* TASK REQUIREMENTS *
It is required that the lines from the top of the listing through the line with "N_SAMPLES = 35000" be reproduced exactly, excluding pictures.
>> START SOURCE MATERIAL
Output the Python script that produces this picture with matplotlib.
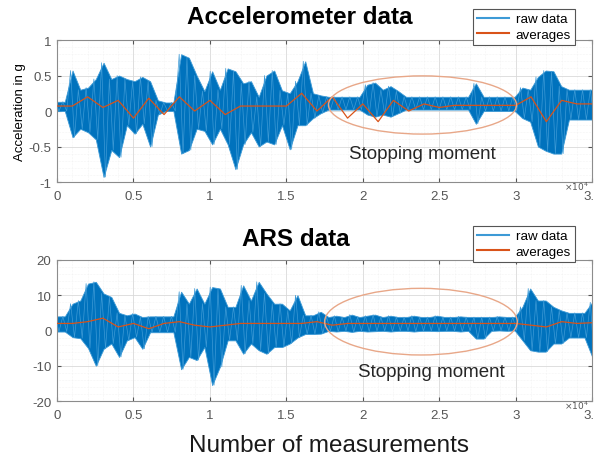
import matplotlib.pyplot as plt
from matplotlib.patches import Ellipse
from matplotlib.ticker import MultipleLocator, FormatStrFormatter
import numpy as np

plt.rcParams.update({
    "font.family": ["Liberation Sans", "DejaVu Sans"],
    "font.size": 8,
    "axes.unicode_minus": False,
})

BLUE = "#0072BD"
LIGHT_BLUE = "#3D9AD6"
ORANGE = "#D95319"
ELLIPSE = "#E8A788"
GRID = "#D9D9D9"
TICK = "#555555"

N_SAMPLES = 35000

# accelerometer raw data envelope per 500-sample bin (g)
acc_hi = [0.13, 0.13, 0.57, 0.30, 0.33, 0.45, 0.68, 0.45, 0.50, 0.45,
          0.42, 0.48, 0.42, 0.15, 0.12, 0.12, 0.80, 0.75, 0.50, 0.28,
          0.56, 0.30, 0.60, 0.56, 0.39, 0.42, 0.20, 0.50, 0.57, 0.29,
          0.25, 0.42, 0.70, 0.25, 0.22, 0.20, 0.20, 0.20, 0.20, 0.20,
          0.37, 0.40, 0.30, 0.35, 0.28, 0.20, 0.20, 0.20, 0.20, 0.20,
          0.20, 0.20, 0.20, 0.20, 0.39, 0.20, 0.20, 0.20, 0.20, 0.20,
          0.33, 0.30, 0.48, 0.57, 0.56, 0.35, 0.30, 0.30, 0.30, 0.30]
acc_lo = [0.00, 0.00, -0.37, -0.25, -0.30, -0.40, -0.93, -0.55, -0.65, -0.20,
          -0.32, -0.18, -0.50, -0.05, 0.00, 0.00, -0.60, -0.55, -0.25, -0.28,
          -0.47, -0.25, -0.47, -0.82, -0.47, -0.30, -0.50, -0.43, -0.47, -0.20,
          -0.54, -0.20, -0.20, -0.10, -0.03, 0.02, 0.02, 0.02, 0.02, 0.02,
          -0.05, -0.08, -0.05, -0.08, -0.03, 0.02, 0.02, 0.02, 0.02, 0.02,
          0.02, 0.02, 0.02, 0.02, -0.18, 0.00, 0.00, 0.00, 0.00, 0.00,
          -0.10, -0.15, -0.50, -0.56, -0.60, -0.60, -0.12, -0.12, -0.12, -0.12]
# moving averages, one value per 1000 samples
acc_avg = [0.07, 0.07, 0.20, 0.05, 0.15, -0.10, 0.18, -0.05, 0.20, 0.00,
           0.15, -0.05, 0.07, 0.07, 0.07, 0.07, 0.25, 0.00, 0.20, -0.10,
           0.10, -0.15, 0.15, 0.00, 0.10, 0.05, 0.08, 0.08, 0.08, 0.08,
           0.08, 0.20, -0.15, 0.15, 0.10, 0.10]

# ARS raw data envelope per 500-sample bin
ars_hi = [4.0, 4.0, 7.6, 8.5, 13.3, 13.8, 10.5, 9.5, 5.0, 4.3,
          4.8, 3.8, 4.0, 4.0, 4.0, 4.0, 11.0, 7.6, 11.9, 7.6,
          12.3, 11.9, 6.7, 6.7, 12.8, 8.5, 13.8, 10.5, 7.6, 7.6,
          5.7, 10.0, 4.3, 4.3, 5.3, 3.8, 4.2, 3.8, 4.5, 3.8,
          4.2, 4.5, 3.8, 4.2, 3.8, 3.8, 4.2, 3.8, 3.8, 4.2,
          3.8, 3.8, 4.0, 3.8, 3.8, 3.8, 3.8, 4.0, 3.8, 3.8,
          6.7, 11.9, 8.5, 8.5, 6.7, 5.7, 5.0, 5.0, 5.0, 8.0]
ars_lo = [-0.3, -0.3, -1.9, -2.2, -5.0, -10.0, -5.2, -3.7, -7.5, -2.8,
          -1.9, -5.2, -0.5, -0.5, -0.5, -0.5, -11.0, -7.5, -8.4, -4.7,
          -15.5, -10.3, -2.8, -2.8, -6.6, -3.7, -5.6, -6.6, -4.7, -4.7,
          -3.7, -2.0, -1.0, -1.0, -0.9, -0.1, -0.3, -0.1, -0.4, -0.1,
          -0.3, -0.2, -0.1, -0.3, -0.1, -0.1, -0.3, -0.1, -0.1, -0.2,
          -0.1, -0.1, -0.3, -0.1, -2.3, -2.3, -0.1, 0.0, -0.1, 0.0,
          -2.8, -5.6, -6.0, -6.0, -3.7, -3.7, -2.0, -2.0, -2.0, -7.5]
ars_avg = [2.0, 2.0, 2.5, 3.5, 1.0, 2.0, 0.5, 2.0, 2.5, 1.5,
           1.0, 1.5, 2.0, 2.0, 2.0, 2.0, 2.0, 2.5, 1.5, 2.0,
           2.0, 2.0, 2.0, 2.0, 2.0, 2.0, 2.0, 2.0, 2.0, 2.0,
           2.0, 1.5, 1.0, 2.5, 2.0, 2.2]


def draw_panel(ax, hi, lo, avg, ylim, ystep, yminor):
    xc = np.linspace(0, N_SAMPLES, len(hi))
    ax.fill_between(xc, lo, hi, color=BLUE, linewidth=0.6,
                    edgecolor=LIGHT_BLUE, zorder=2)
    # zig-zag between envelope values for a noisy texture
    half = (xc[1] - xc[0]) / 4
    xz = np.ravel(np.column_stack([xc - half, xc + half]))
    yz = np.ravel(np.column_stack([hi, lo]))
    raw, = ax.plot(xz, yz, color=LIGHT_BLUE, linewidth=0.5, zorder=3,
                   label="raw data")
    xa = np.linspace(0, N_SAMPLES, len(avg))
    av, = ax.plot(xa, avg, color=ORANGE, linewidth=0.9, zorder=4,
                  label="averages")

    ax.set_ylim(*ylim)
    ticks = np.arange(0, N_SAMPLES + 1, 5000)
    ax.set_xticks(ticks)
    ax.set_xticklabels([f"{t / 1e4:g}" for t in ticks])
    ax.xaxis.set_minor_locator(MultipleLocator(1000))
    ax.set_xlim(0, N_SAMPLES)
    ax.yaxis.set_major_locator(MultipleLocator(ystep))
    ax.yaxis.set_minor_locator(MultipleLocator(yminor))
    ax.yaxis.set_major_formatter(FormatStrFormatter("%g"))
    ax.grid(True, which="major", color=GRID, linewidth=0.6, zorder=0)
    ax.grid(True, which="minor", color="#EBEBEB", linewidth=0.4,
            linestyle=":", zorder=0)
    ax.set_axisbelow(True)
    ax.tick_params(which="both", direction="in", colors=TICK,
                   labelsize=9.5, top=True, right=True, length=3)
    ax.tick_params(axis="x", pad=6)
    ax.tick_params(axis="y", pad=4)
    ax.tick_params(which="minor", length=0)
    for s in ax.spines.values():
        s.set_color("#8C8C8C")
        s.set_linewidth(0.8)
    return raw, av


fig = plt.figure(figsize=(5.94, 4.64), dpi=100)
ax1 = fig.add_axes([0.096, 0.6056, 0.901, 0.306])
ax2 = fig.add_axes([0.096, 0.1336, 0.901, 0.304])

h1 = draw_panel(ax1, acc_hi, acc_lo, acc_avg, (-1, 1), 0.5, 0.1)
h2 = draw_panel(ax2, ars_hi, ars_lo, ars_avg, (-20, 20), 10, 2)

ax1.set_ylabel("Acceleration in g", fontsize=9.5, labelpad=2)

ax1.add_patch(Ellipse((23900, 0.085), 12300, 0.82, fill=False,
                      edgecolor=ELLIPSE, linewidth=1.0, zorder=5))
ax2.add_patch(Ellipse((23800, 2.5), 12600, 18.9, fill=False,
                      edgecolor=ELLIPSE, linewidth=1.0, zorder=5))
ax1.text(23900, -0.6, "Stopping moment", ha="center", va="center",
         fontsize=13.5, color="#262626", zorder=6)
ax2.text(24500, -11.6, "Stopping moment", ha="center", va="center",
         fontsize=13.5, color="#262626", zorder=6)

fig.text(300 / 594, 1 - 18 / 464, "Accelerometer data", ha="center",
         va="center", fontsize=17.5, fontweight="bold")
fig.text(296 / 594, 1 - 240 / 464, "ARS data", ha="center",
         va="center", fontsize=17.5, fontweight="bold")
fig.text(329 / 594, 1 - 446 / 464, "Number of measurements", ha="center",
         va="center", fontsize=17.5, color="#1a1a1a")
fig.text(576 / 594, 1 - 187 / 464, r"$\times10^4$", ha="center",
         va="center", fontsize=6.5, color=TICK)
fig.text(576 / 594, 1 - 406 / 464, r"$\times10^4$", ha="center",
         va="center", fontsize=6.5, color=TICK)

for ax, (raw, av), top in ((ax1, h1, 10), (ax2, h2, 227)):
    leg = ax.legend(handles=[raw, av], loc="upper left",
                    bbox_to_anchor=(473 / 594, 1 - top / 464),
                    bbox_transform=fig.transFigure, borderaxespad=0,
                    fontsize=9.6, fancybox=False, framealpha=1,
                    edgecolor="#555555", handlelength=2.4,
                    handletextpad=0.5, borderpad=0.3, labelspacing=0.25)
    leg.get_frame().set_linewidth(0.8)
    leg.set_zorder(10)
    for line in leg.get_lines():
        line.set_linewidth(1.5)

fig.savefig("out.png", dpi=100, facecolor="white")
>> END SOURCE MATERIAL
* REPLY TO THE EXERCISE *
Output the Python script that produces this picture with matplotlib.
import matplotlib.pyplot as plt
from matplotlib.patches import Ellipse
from matplotlib.ticker import MultipleLocator, FormatStrFormatter
import numpy as np

plt.rcParams.update({
    "font.family": ["Liberation Sans", "DejaVu Sans"],
    "font.size": 8,
    "axes.unicode_minus": False,
})

BLUE = "#0072BD"
LIGHT_BLUE = "#3D9AD6"
ORANGE = "#D95319"
ELLIPSE = "#E8A788"
GRID = "#D9D9D9"
TICK = "#555555"

N_SAMPLES = 35000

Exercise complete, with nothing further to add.